Just got access to the GCC compile farm and the problem exhibits on both SPARC and PPC64, exactly as you have shown above in the testcase output log.
@KungFuJesus @rofl0r Fixed the bug over in colm, and I confirmed that it fixes the issue generating the harfbuzz source. I will release a new version of ragel 7.0.3 that expects the version of colm with the fix. Thank you both for your work reporting and investigating this!
for the record, this is the commit fixing it: https://github.com/adrian-thurston/colm/commit/472a89059b9bec9f40f54d7ed5c312786c69198c
Ahh, so a similar class of issue to the automatic type casting and aliasing with non-uniform union members.
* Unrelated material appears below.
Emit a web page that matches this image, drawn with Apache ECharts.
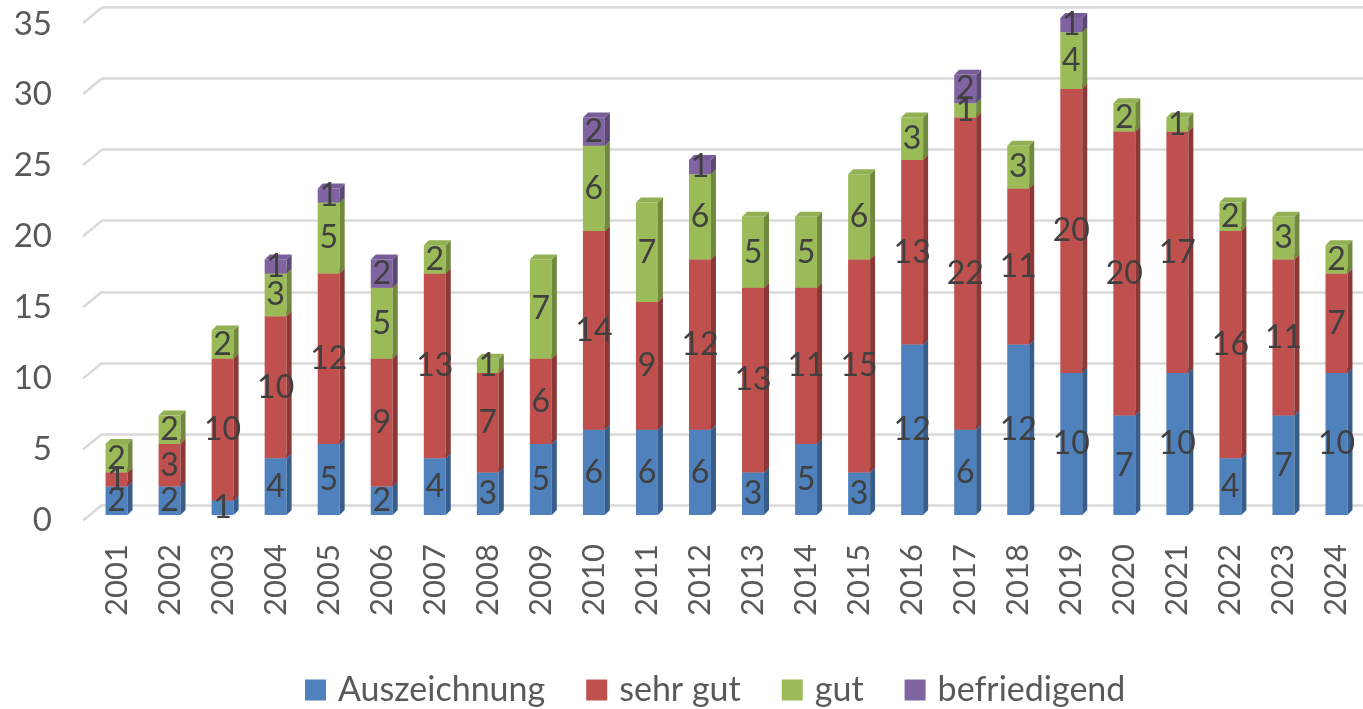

Basically it's lobbing off the wrong half of the word.
I do sort of wonder if this is a gray area in the C specification or if this a very platform specific behavior defined by the ABI (similar to how all characters are assumed to be unsigned rather than signed on POWER).
Thank you for the work here, all. FWIW, I'm happy (on behalf of Gentoo) to try facilitate access to exotic architectures if it's needed for upstreams!
I do sort of wonder if this is a gray area in the C specification or if this a very platform specific behavior defined by the ABI (similar to how all characters are assumed to be unsigned rather than signed on POWER).
this was just plain and simple UB (undefined behaviour). actually the current typecast the fix uses smells like UB too... but then i didn't read the actual type definitions.
@rofl0r there is a problem if we try to push/pop something bigger in size than (void*). Perhaps an debug-mode assert somewhere would be nice defensive move.
So it appears that 6.10 works fine, but 7.0.0.12 seems to drop a "= 1" after a variable declaration. Please see this gentoo bug report:
https://bugs.gentoo.org/763621